Dutch news in brief, Friday 20 March 2009
Read the roundup of today's Dutch press from Radio Netherlands.Crèche is newest source of noise pollution
NRC-next reports on the latest culprits of noise pollution to terrorise urban neighbourhoods: shouting, laughing and crying toddlers.
The paper reports that the number of childcare facilities has risen dramatically in the Netherlands, with a 58 percent rise between 2006 and 2008. But so has the number of complaints about the noise the children make.
Residents living near the crèches are becoming ever more aggressive as tempers fray. There have been reports of eggs, flour and oranges being hurled into playgrounds and one irate neighbour even resorted to a megaphone to complain about the racket made by the "bleep-ing kids".
In principle, all companies are subject to a noise maximum of 50 decibels, but the authorities make an exception in the case of childcare.
"Public sentiment is against us," sighed one resident. "If it was a workshop or a disco, the local authorities would have acted long ago."
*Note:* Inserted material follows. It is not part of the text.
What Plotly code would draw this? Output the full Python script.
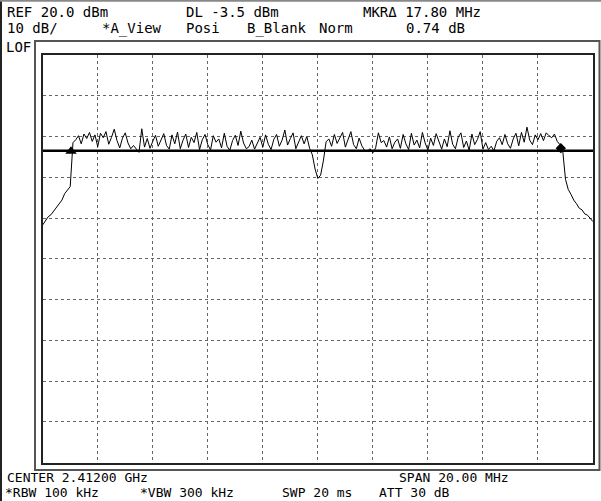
import numpy as np
import plotly.graph_objects as go

W, H = 601, 501

# ---- instrument settings (data) ----
center_mhz = 2412.0
span_mhz = 20.0
ref_level_dbm = 20.0
db_per_div = 10.0
n_divs = 10
display_line_dbm = -3.5
mkr1_offset_mhz = 1.03
mkr1_level_dbm = -3.6
mkr_delta_mhz = 17.80
mkr_delta_db = 0.74

# ---- trace values (dBm), sampled every 0.1 MHz across the span ----
trace_dbm = [
    # 0.0 - 1.0 MHz (rising edge)
    -21.7, -20.8, -19.7, -19.2, -18.3, -17.6, -16.5, -15.6, -14.0, -13.1, -12.3,
    # 1.1 - 18.8 MHz (in-band)
    -1.5, -0.8, 0.2, -1.8, 0.6, -0.5, 1.0, -1.2, 0.4, -2.5,
    0.8, -0.3, 1.2, -1.9, -0.2, 1.8, -1.0, -2.8, -0.4, 0.9,
    -1.6, -3.0, -2.2, -3.2, -3.9, 1.9, -2.6, -0.5, -2.9, -1.2,
    0.3, -2.4, -1.0, 0.7, -2.2, -3.1, 0.4, -1.8, 1.1, -3.0,
    -0.9, 0.6, -2.7, -0.2, -1.5, 1.0, -3.2, -0.8, 0.5, -2.0,
    -3.3, 0.2, -1.4, -0.6, -2.8, 0.8, -2.4, -3.4, -1.0, 0.3,
    -2.2, 1.3, -1.6, -3.0, -2.5, -0.9, -3.1, -1.8, -0.2, -2.6,
    0.4, -1.9, -3.2, -0.7, 0.5, -2.4, -0.9, 1.6, -2.1, -0.5,
    0.9, -3.0, -1.2, 0.2, -1.8, 0.0, -2.9, -4.5, -8.0, -10.3,
    -9.5, -6.0, -1.3, -0.6, -2.4, 0.5, -1.7, -0.3, 1.0, -2.6,
    -0.8, 1.2, -2.0, -3.0, -0.4, -2.3, -3.4, -3.6, -3.0, -4.0,
    -2.8, 0.9, -1.5, -1.0, -2.6, -0.1, -3.0, -1.4, -0.6, -2.9,
    0.5, -1.8, -3.2, 0.8, -2.1, -0.9, -2.8, 1.0, -1.6, -3.3,
    -0.4, -2.2, 0.7, -1.3, -3.1, -0.6, -2.5, 1.4, -1.9, -3.0,
    -0.2, 0.9, -2.7, -1.1, -3.4, 0.6, -2.0, -0.7, 1.2, -3.1,
    -1.5, -3.2, -2.4, -3.5, -1.2, -0.3, -2.0, 0.5, -1.8, -2.9,
    -0.6, 0.8, -2.3, 1.0, -1.4, 2.3, -0.9, -2.0, 0.4, -0.8,
    0.7, -1.0, 0.9, 0.2, -0.3, 0.6, -1.2, -2.0,
    # 18.9 - 20.0 MHz (falling edge)
    -3.5, -10.5, -13.0, -14.2, -15.6, -16.5, -17.6, -18.0, -19.0, -19.3, -20.2, -20.9,
]

header_texts = ["REF 20.0 dBm", "DL -3.5 dBm", "MKR\u0394 17.80 MHz",
                "10 dB/", "*A_View", "Posi", "B_Blank", "Norm", "0.74 dB", "LOF"]
footer_texts = ["CENTER 2.41200 GHz", "SPAN 20.00 MHz",
                "*RBW 100 kHz", "*VBW 300 kHz", "SWP 20 ms", "ATT 30 dB"]

# ---- derived ----
f_start = center_mhz - span_mhz / 2
f_stop = center_mhz + span_mhz / 2
bottom_dbm = ref_level_dbm - n_divs * db_per_div
freq = np.linspace(f_start, f_stop, len(trace_dbm))
m1_f = f_start + mkr1_offset_mhz
m2_f = m1_f + mkr_delta_mhz
m2_level = mkr1_level_dbm + mkr_delta_db

fig = go.Figure()
fig.add_trace(go.Scatter(x=freq, y=trace_dbm, mode="lines",
                         line=dict(color="black", width=1)))
fig.add_trace(go.Scatter(x=[f_start, f_stop], y=[display_line_dbm, display_line_dbm],
                         mode="lines", line=dict(color="black", width=2.5)))
fig.add_trace(go.Scatter(x=[m1_f], y=[mkr1_level_dbm], mode="markers",
                         marker=dict(symbol="triangle-up", size=10, color="black")))
fig.add_trace(go.Scatter(x=[m2_f], y=[m2_level], mode="markers",
                         marker=dict(symbol="diamond", size=8, color="black")))

# plot area pixel geometry
pl, pr, pt, pb = 42.7, 593.0, 55.0, 462.5

axis_common = dict(showgrid=True, gridcolor="#666", griddash="dot", gridwidth=1,
                   showticklabels=False, zeroline=False, showline=True, mirror=True,
                   linecolor="#222", linewidth=2, ticks="", fixedrange=True)
fig.update_xaxes(range=[f_start, f_stop], dtick=span_mhz / n_divs, tick0=f_start,
                 domain=[pl / W, pr / W], **axis_common)
fig.update_yaxes(range=[bottom_dbm, ref_level_dbm], dtick=db_per_div, tick0=bottom_dbm,
                 domain=[1 - pb / H, 1 - pt / H], **axis_common)

def px(x):
    return x / W

def py(y):
    return 1 - y / H

shapes = [
    # outer instrument frame
    dict(type="rect", xref="paper", yref="paper", x0=px(35), x1=px(599.5),
         y0=py(470), y1=py(41), line=dict(color="#555", width=2)),
    # image borders
    dict(type="line", xref="paper", yref="paper", x0=px(1), x1=px(1), y0=0, y1=1,
         line=dict(color="#222", width=2)),
    dict(type="line", xref="paper", yref="paper", x0=0, x1=1, y0=py(0.8), y1=py(0.8),
         line=dict(color="#888", width=2)),
]

font_head = dict(family="DejaVu Sans Mono", size=14, color="black")
font_foot = dict(family="DejaVu Sans Mono", size=13, color="black")
text_pos = {
    "REF 20.0 dBm": (5, 12), "DL -3.5 dBm": (184, 12), "MKR\u0394 17.80 MHz": (361, 12),
    "10 dB/": (5, 28), "*A_View": (100, 28), "Posi": (184, 28), "B_Blank": (245, 28),
    "Norm": (317, 28), "0.74 dB": (404, 28), "LOF": (4, 47),
    "CENTER 2.41200 GHz": (5, 477.5), "SPAN 20.00 MHz": (397, 477.5),
    "*RBW 100 kHz": (3, 492.5), "*VBW 300 kHz": (138, 492.5), "SWP 20 ms": (280, 492.5),
    "ATT 30 dB": (377, 492.5),
}
annotations = []
for t in header_texts + footer_texts:
    x, y = text_pos[t]
    annotations.append(dict(text=t, x=px(x), y=py(y), xref="paper", yref="paper",
                            xanchor="left", yanchor="middle", showarrow=False,
                            font=font_head if t in header_texts else font_foot))

fig.update_layout(width=W, height=H, margin=dict(l=0, r=0, t=0, b=0),
                  paper_bgcolor="white", plot_bgcolor="white", showlegend=False,
                  shapes=shapes, annotations=annotations)

fig.write_html("out.html")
But the needs of working parents is a political hot potato.
As one childcare representative argued: "If the government wants more women to work, we need more childcare centres in convenient locations. What are we supposed to do, move them all to an industrial estate?"
Let us pray for bankers and Dutch government
With the Dutch government coalition parties still at each other's throats when it comes to finding solutions for the economic crisis, Trouw reports that some people in the Netherlands are turning to higher powers for comfort.
At the cathedral in Den Bosch yesterday the faithful filed in to "pray for the banks" and put their trust in Saint Joseph – the patron saint of workers.
Joseph is a model example, according to the pastor. "When he heard that Mary was with child, he did not say 'that's not my problem', but he was prepared to play his part in God's plan. Just like Joseph, we should not shirk out duty in these difficult times."
The prayers offered up included "Let us pray for the government leaders. May they arrive at wise agreements with one another” and “Let us pray for the bankers. That they will carry out their duties for the benefit of all”.
Google Street View reveals Netherlands’ shady operations
Logging on to the Internet to take a peek in any street around the world may sound like a wonderful and harmless idea, but AD reports that the addition of a number of Dutch cities to Google's Street View database has added a whole new dimension to the project.
The paper reports that Google's street photos are the terror of the red light district as the new web service has sparked a digital hunt for naked flesh and cheap thrills.
Maverick website Geen Stijl (No Taste) - appealed to its loyal followers to spot naked bodies, suspicious goings-on and stray celebrities on Google’s Street View.
Though the faces of people caught on the photos have been blurred, the eagle-eyed web browsers still managed to identify a local TV presenter outside his front door. And within hours of the launch, users have discovered the first bare breasts along with a host of photos of prostitutes and their customers and even a possible drugs deal.
Dutch national football can beat anyone
As the Dutch national football team gears up for its first World Cup qualifying match, AD finds coach Bert van Marwijk in an optimistic mood.
"The Netherlands can beat anyone," he crowed, adding, "I reckon a lot of our opponents are afraid of us."
However, this isn't necessarily a good thing for the Dutch football fans. Van Marwijk explained: "We're third in FIFA's world rankings. All our opponents are adapting themselves to our game and that leads to predictable matches."
The Dutch team has been in a fancied position before and failed to deliver the goods.
Team spirit is the key, reckons Van Marwijk: "From day one I've been trying to instil the feeling that we're really going to give this all we've got, right up to the summer of 2010."
"I can feel myself becoming more and more fanatical. I want to qualify for the World Cup in South Africa. Nothing's going to stand in my way," admitted the committed coach.
Queen Beatrix has her say
De Telegraaf leads with the news that Queen Beatrix has her say when it comes to appointing people to top jobs in the Netherlands. "Former ministers tell all," it promises juicily.
But oddly enough, no one seems particularly bothered by this possible threat to Dutch constitutional democracy.
Bram Peper, former Labour interior minister, shrugged: "I'm only saying what a small group of people have known for a long time. Why should I lie about it? Especially since the Queen isn't doing anything wrong."
The crux of the matter is: when does royal advice become undue influence?
Peper responded: "The important thing is for a minister to hold firm when making appointments. And even if someone did succumb to pressure, there are checks by parliament."
De Telegraaf wonders just how willing ministers are to rub the royals up the wrong way and cited the case of Pieter Kooijmans, former Christian Democrat foreign minister, who says he would not have taken up his post without express permission from the Queen. "As a minister you are a servant of the Crown".
However, it would appear that the monarch is not all powerful in such matters. The paper also notes the Queen's reaction when Peper turned down her suggested candidate for the post of Auditor General.
"She didn't make a fuss," he revealed. "Her Majesty knows her place."